The use of coloured pages, block quotes, and interspersed fact boxes and doodles means Fun Science doesn’t read like a standard educational or even non-fiction book to me. It feels like an adapted set of blog posts put together following the visual style of magazine articles. A good example of this blog-like nature is the page below – note the amount of variations in how the text is presented..

I’m just about old enough (or pedantic enough) to wanting my physical books to stay looking like physical books while encouraging online writing to experiment and adapt, so for me the book’s style errs slightly towards being distracting. However, from the perspective of its intended audience, the design makes a lot of sense.
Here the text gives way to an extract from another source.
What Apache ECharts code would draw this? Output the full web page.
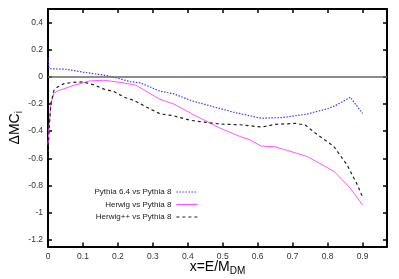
<!DOCTYPE html>
<html><head><meta charset="utf-8">
<script src="https://cdn.jsdelivr.net/npm/echarts@6/dist/echarts.min.js"></script>
<style>html,body{margin:0;padding:0;background:#fff}#c{width:399px;height:279px}</style>
</head><body><div id="c"></div>
<script>
const xTicks = [0, 0.1, 0.2, 0.3, 0.4, 0.5, 0.6, 0.7, 0.8, 0.9];
const yTicks = [-1.2, -1, -0.8, -0.6, -0.4, -0.2, 0, 0.2, 0.4];
const names = ['Pythia 6.4 vs Pythia 8', 'Herwig vs Pythia 8', 'Herwig++ vs Pythia 8'];

const pythiaX = [0, 0.003, 0.05, 0.1, 0.16, 0.185, 0.235, 0.265, 0.32, 0.36, 0.41, 0.48, 0.53, 0.61, 0.67, 0.74, 0.8, 0.82, 0.865, 0.9];
const pythiaY = [0.14, 0.06, 0.056, 0.035, 0.013, 0, -0.035, -0.045, -0.105, -0.125, -0.175, -0.225, -0.26, -0.305, -0.3, -0.275, -0.235, -0.215, -0.15, -0.27];

const herwigX = [0, 0.003, 0.008, 0.017, 0.032, 0.074, 0.12, 0.16, 0.206, 0.25, 0.27, 0.32, 0.36, 0.41, 0.49, 0.55, 0.575, 0.61, 0.65, 0.74, 0.8, 0.82, 0.865, 0.9];
const herwigY = [-0.5, -0.37, -0.2, -0.12, -0.1, -0.062, -0.03, -0.025, -0.04, -0.06, -0.09, -0.165, -0.2, -0.27, -0.375, -0.44, -0.46, -0.51, -0.515, -0.585, -0.67, -0.7, -0.82, -0.945];

const herwigppX = [0, 0.003, 0.008, 0.017, 0.027, 0.046, 0.074, 0.1, 0.132, 0.16, 0.19, 0.218, 0.246, 0.283, 0.321, 0.358, 0.407, 0.436, 0.493, 0.55, 0.612, 0.65, 0.708, 0.736, 0.76, 0.817, 0.856, 0.885, 0.9];
const herwigppY = [-0.6, -0.4, -0.2, -0.1, -0.075, -0.05, -0.04, -0.037, -0.06, -0.09, -0.11, -0.15, -0.174, -0.224, -0.273, -0.286, -0.32, -0.33, -0.348, -0.353, -0.37, -0.35, -0.343, -0.355, -0.405, -0.51, -0.65, -0.795, -0.885];

const pair = (xs, ys) => xs.map((x, i) => [x, ys[i]]);
const FONT = 'Liberation Sans';

const chart = echarts.init(document.getElementById('c'));

function xAx(pos, withLabels) {
  return {
    type: 'value', min: 0, max: 0.97, position: pos,
    axisLine: { show: true, onZero: false, lineStyle: { color: '#000', width: 2 } },
    axisTick: { show: true, inside: true, length: 4, customValues: xTicks, lineStyle: { color: '#000', width: 1.5 } },
    axisLabel: { show: withLabels, customValues: xTicks, fontSize: 8.5, color: '#333', margin: 6, fontFamily: FONT },
    splitLine: { show: false }
  };
}
function yAx(pos, withLabels) {
  return {
    type: 'value', min: -1.25, max: 0.5, position: pos,
    axisLine: { show: true, onZero: false, lineStyle: { color: '#000', width: 2 } },
    axisTick: { show: true, inside: true, length: 4, customValues: yTicks, lineStyle: { color: '#000', width: 1.5 } },
    axisLabel: { show: withLabels, customValues: yTicks, fontSize: 8.5, color: '#333', margin: 5, fontFamily: FONT },
    splitLine: { show: false }
  };
}

const xBottom = Object.assign(xAx('bottom', true), {
  name: '{a|x=E/M}{b|DM}', nameLocation: 'middle', nameGap: 14, nameMoveOverlap: false,
  nameTextStyle: { fontFamily: FONT, rich: {
    a: { fontSize: 14, color: '#000', fontFamily: FONT, lineHeight: 16, verticalAlign: 'top' },
    b: { fontSize: 10, color: '#000', fontFamily: FONT, lineHeight: 10, verticalAlign: 'bottom' }
  } }
});
const yLeft = Object.assign(yAx('left', true), {
  name: '{a|ΔMC}{b|i}', nameLocation: 'middle', nameGap: 24, nameRotate: 90, nameMoveOverlap: false,
  nameTextStyle: { fontFamily: FONT, rich: {
    a: { fontSize: 14, color: '#000', fontFamily: FONT, lineHeight: 16, verticalAlign: 'top' },
    b: { fontSize: 10, color: '#000', fontFamily: FONT, lineHeight: 10, verticalAlign: 'bottom' }
  } }
});

const colors = ['#3a3aff', '#ff55ff', '#222222'];
const types = [[1.5, 1.5], 'solid', [3, 3]];
const datas = [pair(pythiaX, pythiaY), pair(herwigX, herwigY), pair(herwigppX, herwigppY)];
const legendTops = [188, 200.5, 213];

const series = names.map((n, i) => ({
  name: n, type: 'line', data: datas[i], showSymbol: false, symbol: 'none',
  xAxisIndex: 0, yAxisIndex: 0, animation: false,
  lineStyle: { color: colors[i], width: i === 1 ? 1 : 1.2, type: types[i] },
  itemStyle: { color: colors[i] },
  z: 3
}));
series[0].markLine = {
  silent: true, symbol: ['none', 'none'], label: { show: false },
  lineStyle: { color: '#666', width: 1.5, type: 'solid' },
  data: [{ yAxis: 0 }], animation: false
};

chart.setOption({
  animation: false,
  grid: { left: 48, right: 12, top: 9, bottom: 32.5, containLabel: false, outerBoundsMode: 'none' },
  xAxis: [xBottom, xAx('top', false)],
  yAxis: [yLeft, yAx('right', false)],
  legend: names.map((n, i) => ({
    data: [n], right: 201, top: legendTops[i], orient: 'vertical', align: 'right',
    padding: 0, itemWidth: 21, itemHeight: 8, itemGap: 0,
    itemStyle: { opacity: 0 },
    lineStyle: { width: 1.2 },
    textStyle: { fontSize: 8, color: '#222', fontFamily: FONT },
    selectedMode: false
  })),
  series: series
});
</script></body></html>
Given that a large proportion of the intended audience are school-aged, many may currently see books as merely part of school, as arbitrary work that must be read to complete assignments regardless of personal interest or meaning. The choice to make the book look wildly different to “school books”, and closer to a magazine or blog, will make it more approachable for an audience who may be reluctant readers or used to books belong for school and other media being for leisure. It may encourage people who learn from others through video to give books another try.
Fun Science‘s writing reinforces this idea, as the book reads 100% in McDonnell’s voice and sounds exactly as if he was explaining the ideas in a vlog. Again, this may put off older or more new-media-skeptic people, but it makes sense for the intended audience. In terms of tone, the writing is light-hearted and jokey, with many digressions, asides, and sarcastic (fictional) Editor’s notes, plus an abundance of puns. It pokes fun at the amount of the universe we still don’t know anything about, and at the often counter-intuitive ways ideas have been proposed or rejected. My one criticism here is that it may go a little too far with jokes at scientists’ expense, but that one may also be an audience-awareness point.
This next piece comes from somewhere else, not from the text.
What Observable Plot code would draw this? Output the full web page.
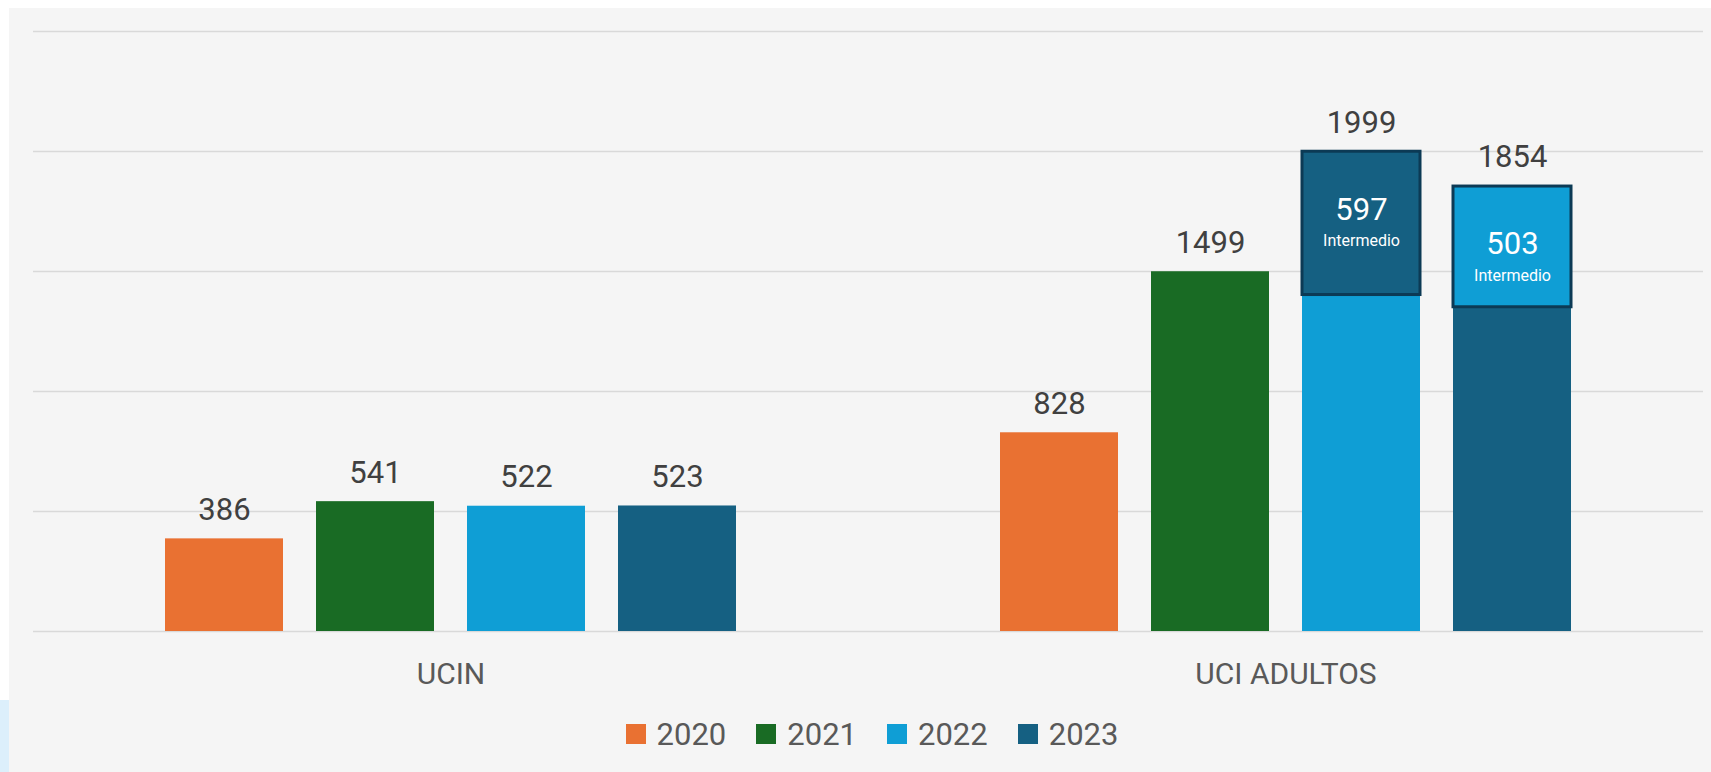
<!DOCTYPE html>
<html><head><meta charset="utf-8">
<script src="https://cdn.jsdelivr.net/npm/d3@7"></script>
<script src="https://cdn.jsdelivr.net/npm/@observablehq/plot@0.6"></script>
<style>
html,body{margin:0;padding:0;width:1711px;height:772px;overflow:hidden;background:#fff;}
#frame{position:absolute;left:9px;top:8px;width:1702px;height:764px;background:#f5f5f5;font-family:Roboto,"Liberation Sans",sans-serif;}
#deco{position:absolute;left:0;top:700px;width:9px;height:72px;background:#dceffb;}
#legend{display:flex;justify-content:center;align-items:center;height:52px;padding-left:24px;}
.item{display:flex;align-items:center;margin:0 15px;}
.sw{width:20px;height:20px;margin-right:11px;}
.lt{font-size:31px;color:#595959;line-height:1;}
</style></head><body>
<div id="deco"></div>
<div id="frame"><div id="chart"></div><div id="legend"></div></div>
<script>
const categories = ["UCIN", "UCI ADULTOS"];
const years = ["2020", "2021", "2022", "2023"];
const ucinValues = [386, 541, 522, 523];
const uciAdultosValues = [828, 1499, 1999, 1854];
const intermedioYears = ["2022", "2023"];
const intermedioValues = [597, 503];
const intermedioLabel = "Intermedio";
const yTicks = [0, 500, 1000, 1500, 2000, 2500];
const palette = ["#E97132", "#196B24", "#0F9ED5", "#156082"];

const totals = [];
categories.forEach((c, i) => {
  const vals = i === 0 ? ucinValues : uciAdultosValues;
  years.forEach((y, j) => totals.push({category: c, year: y, value: vals[j]}));
});
const intermedio = intermedioYears.map((y, k) => {
  const t = totals.find(d => d.category === "UCI ADULTOS" && d.year === y);
  return {category: "UCI ADULTOS", year: y, total: t.value, value: intermedioValues[k],
          fillYear: y === "2022" ? "2023" : "2022"};
});
const bases = totals.map(d => {
  const m = intermedio.find(e => e.category === d.category && e.year === d.year);
  return {...d, base: m ? d.value - m.value : d.value};
});

const chart = Plot.plot({
  width: 1702, height: 700,
  marginLeft: 23, marginRight: 8, marginTop: 23, marginBottom: 77,
  style: {background: "transparent", fontFamily: "Roboto, 'Liberation Sans', sans-serif", overflow: "visible"},
  fx: {domain: categories, padding: 0, label: null},
  x: {domain: years, paddingInner: 0.2156, paddingOuter: 0.862, axis: null},
  y: {domain: [0, 2500], axis: null},
  color: {domain: years, range: palette},
  marks: [
    Plot.ruleY(yTicks, {stroke: "#d9d9d9", strokeWidth: 1.5}),
    Plot.barY(bases, {fx: "category", x: "year", y1: 0, y2: "base", fill: "year"}),
    Plot.barY(intermedio, {fx: "category", x: "year", y1: d => d.total - d.value, y2: "total", fill: "fillYear", stroke: "#0C3A55", strokeWidth: 3}),
    Plot.text(totals, {fx: "category", x: "year", y: "value", text: d => String(d.value), dy: -29, fontSize: 31, fill: "#404040"}),
    Plot.text(intermedio, {fx: "category", x: "year", y: "total", text: d => String(d.value), dy: 58, fontSize: 31, fill: "#ffffff"}),
    Plot.text(intermedio, {fx: "category", x: "year", y: "total", text: () => intermedioLabel, dy: 89, fontSize: 16, fill: "#ffffff"}),
    Plot.axisFx({anchor: "bottom", tickSize: 0, tickPadding: 31, fontSize: 30, color: "#595959", label: null})
  ]
});
document.getElementById("chart").appendChild(chart);

const legend = document.getElementById("legend");
years.forEach((y, i) => {
  const it = document.createElement("div"); it.className = "item";
  const sw = document.createElement("div"); sw.className = "sw"; sw.style.background = palette[i];
  const lt = document.createElement("span"); lt.className = "lt"; lt.textContent = y;
  it.appendChild(sw); it.appendChild(lt); legend.appendChild(it);
});
</script>
</body></html>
In terms of scientific content and language, McDonnell tries hard to keep ideas grounded in their value and importance without adding an overload of details. Mostly, this works well. Fun Science provides simple explanations with callbacks to previous topics that both reinforce the connections between topics and their relevance to us. McDonnell also deserves credit for even attempting to explain string theory in one page, let alone doing a good job of it. However, on a few occasions new terms are skimmed through too quickly before their relevance is established, which leaves a few paragraphs feeling disjointed.
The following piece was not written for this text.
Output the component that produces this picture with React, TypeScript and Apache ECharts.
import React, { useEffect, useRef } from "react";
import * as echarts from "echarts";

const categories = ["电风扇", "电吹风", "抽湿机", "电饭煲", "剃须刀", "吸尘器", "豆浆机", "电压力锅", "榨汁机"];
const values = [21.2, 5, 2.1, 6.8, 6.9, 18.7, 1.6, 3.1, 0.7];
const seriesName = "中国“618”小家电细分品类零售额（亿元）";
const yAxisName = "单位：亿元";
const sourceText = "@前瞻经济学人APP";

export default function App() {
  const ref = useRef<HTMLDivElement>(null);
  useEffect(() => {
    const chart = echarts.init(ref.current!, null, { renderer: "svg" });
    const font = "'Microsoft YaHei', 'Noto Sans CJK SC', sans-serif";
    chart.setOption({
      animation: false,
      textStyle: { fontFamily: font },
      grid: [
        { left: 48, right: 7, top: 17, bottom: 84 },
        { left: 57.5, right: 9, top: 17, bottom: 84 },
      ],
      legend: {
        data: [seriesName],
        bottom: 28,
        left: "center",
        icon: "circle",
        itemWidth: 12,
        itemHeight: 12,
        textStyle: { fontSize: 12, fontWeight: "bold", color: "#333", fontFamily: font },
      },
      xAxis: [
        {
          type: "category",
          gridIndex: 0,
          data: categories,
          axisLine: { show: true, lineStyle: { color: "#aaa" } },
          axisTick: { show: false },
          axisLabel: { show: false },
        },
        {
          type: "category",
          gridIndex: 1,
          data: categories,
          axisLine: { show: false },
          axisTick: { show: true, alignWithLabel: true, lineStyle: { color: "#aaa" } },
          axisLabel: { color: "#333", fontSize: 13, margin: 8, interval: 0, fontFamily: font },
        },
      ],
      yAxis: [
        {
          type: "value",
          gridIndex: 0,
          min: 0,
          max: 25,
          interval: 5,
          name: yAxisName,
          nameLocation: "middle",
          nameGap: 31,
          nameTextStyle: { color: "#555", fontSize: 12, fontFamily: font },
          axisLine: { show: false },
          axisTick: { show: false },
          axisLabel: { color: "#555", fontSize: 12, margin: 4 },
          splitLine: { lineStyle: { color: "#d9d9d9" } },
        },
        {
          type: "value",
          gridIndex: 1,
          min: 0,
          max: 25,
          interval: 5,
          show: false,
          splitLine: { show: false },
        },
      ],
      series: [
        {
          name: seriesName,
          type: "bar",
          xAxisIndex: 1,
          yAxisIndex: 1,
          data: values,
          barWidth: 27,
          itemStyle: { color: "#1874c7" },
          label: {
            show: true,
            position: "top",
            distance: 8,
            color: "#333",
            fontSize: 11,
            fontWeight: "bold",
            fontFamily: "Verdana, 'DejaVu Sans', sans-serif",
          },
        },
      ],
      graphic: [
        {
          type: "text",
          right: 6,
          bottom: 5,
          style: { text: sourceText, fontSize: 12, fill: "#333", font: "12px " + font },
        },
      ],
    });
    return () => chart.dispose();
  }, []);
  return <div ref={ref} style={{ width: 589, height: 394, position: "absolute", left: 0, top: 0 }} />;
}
Chapter 7 (The Cell) was the first section where I was learning entirely new information from the book, rather than refreshing my memory and learning additional details. So for me this chapter was the strongest test of McDonnell’s ability to communicate the science, and also where I found the small space given to each topic
more limiting than in other chapters. However, this is again understandable given the breadth of science the book intends to cover.
The only other criticism I would make is that while the big-to-small structure usually works well, and helps to keep the book telling an interesting story, it is less effective at the end of the book. For example, the Earth chapter brings up elements way before the Elements chapter, while the Elements chapter references subatomic particles in the chapter before they’re explained.
Looking at Fun Science as a whole, it achieves its aim of providing a brief, clear, and interesting overview of different scientific topics to teens. As a book of science information, it’s effective. But McDonnell has made this book meaningful by going beyond providing facts.
Science Communication
There is some online negativity towards the current craze of “YouTuber books”, and critics arguing that many books by YouTubers are vanity projects, released to add revenue sources rather than out of any pre-existing passion for writing. I haven’t read any YouTuber books, so I can’t comment on that opinion. But the cynical argument definitely does not apply here.
McDonnell proves that Fun Science is not a vanity project in the prologue, which for me is the most meaningful part of the book and the part which makes it more than a science trivia book. The average prologue can be an ego trip where the author talks about why they’re equipped to write that particular book and why you should listen to them. Fun Science is the opposite. McDonnell uses the prologue to explain that he is not a scientist and is not uniquely knowledgeable or special in regards to science; instead, he is a science fan who is passionate about sharing science and encouraging people to be interested in it. To do this, he discusses how his audience may see science in one particular way due to the influence of school, and why this school-based definition doesn’t reflect how valuable and important science is.
Finally, he directly says that the aim of Fun Science isn’t for people to be impressed with his knowledge, but for them to be inspired to seek out more science information or science communication. By doing that, the prologue may have just introduced the concept of science communication and science communicators to thousands of people- who knows what the effect of that could be?